* **Written task**:
All of the lines below are to be printed again exactly; images are excluded from the output.

* **Data block**:
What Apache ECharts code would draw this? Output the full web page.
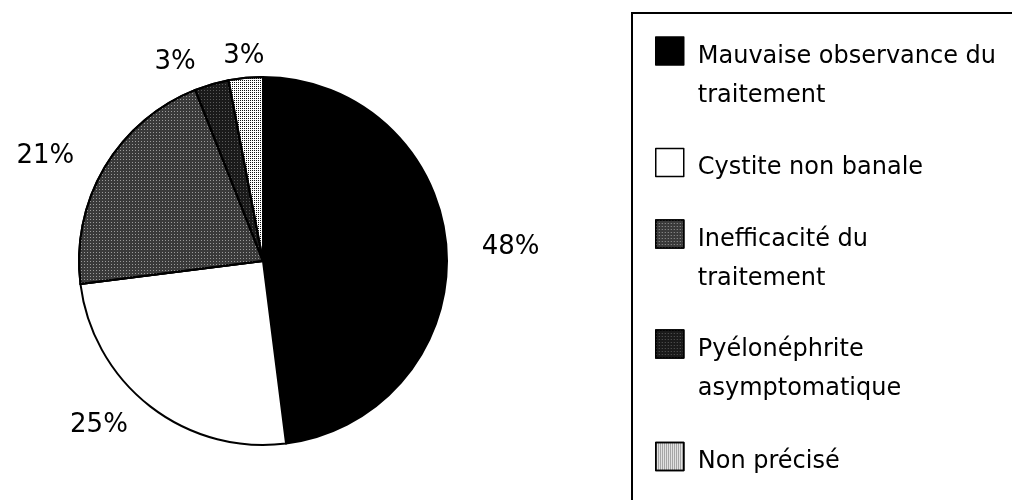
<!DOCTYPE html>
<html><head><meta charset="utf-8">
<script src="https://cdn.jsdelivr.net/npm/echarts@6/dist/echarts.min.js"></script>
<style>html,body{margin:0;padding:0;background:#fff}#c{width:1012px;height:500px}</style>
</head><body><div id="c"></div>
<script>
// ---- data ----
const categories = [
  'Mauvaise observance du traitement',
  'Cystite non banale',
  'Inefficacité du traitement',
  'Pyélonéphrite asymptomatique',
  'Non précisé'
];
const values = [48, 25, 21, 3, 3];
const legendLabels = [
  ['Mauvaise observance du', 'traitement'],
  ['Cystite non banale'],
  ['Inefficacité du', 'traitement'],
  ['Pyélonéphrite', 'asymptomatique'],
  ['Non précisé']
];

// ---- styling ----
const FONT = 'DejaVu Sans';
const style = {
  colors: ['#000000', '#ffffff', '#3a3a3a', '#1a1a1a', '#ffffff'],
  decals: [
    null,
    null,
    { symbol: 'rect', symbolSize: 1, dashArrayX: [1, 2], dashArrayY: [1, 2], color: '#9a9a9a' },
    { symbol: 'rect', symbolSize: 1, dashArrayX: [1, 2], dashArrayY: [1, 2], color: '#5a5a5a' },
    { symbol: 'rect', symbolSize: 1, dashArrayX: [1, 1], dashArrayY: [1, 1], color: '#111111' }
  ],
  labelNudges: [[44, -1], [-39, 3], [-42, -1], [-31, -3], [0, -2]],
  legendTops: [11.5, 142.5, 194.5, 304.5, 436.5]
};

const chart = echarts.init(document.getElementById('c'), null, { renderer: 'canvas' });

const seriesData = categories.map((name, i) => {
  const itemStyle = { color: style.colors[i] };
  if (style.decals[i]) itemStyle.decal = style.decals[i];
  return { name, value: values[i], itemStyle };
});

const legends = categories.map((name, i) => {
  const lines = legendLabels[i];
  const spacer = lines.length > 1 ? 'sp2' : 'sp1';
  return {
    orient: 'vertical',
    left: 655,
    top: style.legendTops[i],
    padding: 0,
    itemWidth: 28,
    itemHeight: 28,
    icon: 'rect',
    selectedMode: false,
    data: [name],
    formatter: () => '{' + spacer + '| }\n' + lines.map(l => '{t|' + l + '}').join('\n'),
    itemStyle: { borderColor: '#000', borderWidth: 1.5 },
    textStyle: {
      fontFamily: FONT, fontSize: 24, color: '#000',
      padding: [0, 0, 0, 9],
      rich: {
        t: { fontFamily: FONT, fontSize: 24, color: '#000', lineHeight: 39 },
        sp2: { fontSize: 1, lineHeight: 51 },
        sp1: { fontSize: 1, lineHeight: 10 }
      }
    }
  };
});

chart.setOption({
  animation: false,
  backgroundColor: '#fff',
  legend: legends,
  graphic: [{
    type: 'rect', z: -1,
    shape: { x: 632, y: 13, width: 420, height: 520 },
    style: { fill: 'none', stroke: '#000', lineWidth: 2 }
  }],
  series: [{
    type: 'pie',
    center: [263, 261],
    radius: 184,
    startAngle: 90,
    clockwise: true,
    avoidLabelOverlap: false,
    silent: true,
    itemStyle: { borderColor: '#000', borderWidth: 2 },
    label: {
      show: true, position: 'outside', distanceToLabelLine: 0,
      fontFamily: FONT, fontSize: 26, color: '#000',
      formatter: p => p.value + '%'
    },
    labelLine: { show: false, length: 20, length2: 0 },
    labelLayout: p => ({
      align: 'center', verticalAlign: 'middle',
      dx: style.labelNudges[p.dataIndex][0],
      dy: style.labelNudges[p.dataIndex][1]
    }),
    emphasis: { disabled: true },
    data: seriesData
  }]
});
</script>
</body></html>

* **Response for this exercise**:
What Apache ECharts code would draw this? Output the full web page.
<!DOCTYPE html>
<html><head><meta charset="utf-8">
<script src="https://cdn.jsdelivr.net/npm/echarts@6/dist/echarts.min.js"></script>
<style>html,body{margin:0;padding:0;background:#fff}#c{width:1012px;height:500px}</style>
</head><body><div id="c"></div>
<script>
// ---- data ----
const categories = [
  'Mauvaise observance du traitement',
  'Cystite non banale',
  'Inefficacité du traitement',
  'Pyélonéphrite asymptomatique',
  'Non précisé'
];
const values = [48, 25, 21, 3, 3];
const legendLabels = [
  ['Mauvaise observance du', 'traitement'],
  ['Cystite non banale'],
  ['Inefficacité du', 'traitement'],
  ['Pyélonéphrite', 'asymptomatique'],
  ['Non précisé']
];

// ---- styling ----
const FONT = 'DejaVu Sans';
const style = {
  colors: ['#000000', '#ffffff', '#3a3a3a', '#1a1a1a', '#ffffff'],
  decals: [
    null,
    null,
    { symbol: 'rect', symbolSize: 1, dashArrayX: [1, 2], dashArrayY: [1, 2], color: '#9a9a9a' },
    { symbol: 'rect', symbolSize: 1, dashArrayX: [1, 2], dashArrayY: [1, 2], color: '#5a5a5a' },
    { symbol: 'rect', symbolSize: 1, dashArrayX: [1, 1], dashArrayY: [1, 1], color: '#111111' }
  ],
  labelNudges: [[44, -1], [-39, 3], [-42, -1], [-31, -3], [0, -2]],
  legendTops: [11.5, 142.5, 194.5, 304.5, 436.5]
};

const chart = echarts.init(document.getElementById('c'), null, { renderer: 'canvas' });

const seriesData = categories.map((name, i) => {
  const itemStyle = { color: style.colors[i] };
  if (style.decals[i]) itemStyle.decal = style.decals[i];
  return { name, value: values[i], itemStyle };
});

const legends = categories.map((name, i) => {
  const lines = legendLabels[i];
  const spacer = lines.length > 1 ? 'sp2' : 'sp1';
  return {
    orient: 'vertical',
    left: 655,
    top: style.legendTops[i],
    padding: 0,
    itemWidth: 28,
    itemHeight: 28,
    icon: 'rect',
    selectedMode: false,
    data: [name],
    formatter: () => '{' + spacer + '| }\n' + lines.map(l => '{t|' + l + '}').join('\n'),
    itemStyle: { borderColor: '#000', borderWidth: 1.5 },
    textStyle: {
      fontFamily: FONT, fontSize: 24, color: '#000',
      padding: [0, 0, 0, 9],
      rich: {
        t: { fontFamily: FONT, fontSize: 24, color: '#000', lineHeight: 39 },
        sp2: { fontSize: 1, lineHeight: 51 },
        sp1: { fontSize: 1, lineHeight: 10 }
      }
    }
  };
});

chart.setOption({
  animation: false,
  backgroundColor: '#fff',
  legend: legends,
  graphic: [{
    type: 'rect', z: -1,
    shape: { x: 632, y: 13, width: 420, height: 520 },
    style: { fill: 'none', stroke: '#000', lineWidth: 2 }
  }],
  series: [{
    type: 'pie',
    center: [263, 261],
    radius: 184,
    startAngle: 90,
    clockwise: true,
    avoidLabelOverlap: false,
    silent: true,
    itemStyle: { borderColor: '#000', borderWidth: 2 },
    label: {
      show: true, position: 'outside', distanceToLabelLine: 0,
      fontFamily: FONT, fontSize: 26, color: '#000',
      formatter: p => p.value + '%'
    },
    labelLine: { show: false, length: 20, length2: 0 },
    labelLayout: p => ({
      align: 'center', verticalAlign: 'middle',
      dx: style.labelNudges[p.dataIndex][0],
      dy: style.labelNudges[p.dataIndex][1]
    }),
    emphasis: { disabled: true },
    data: seriesData
  }]
});
</script>
</body></html>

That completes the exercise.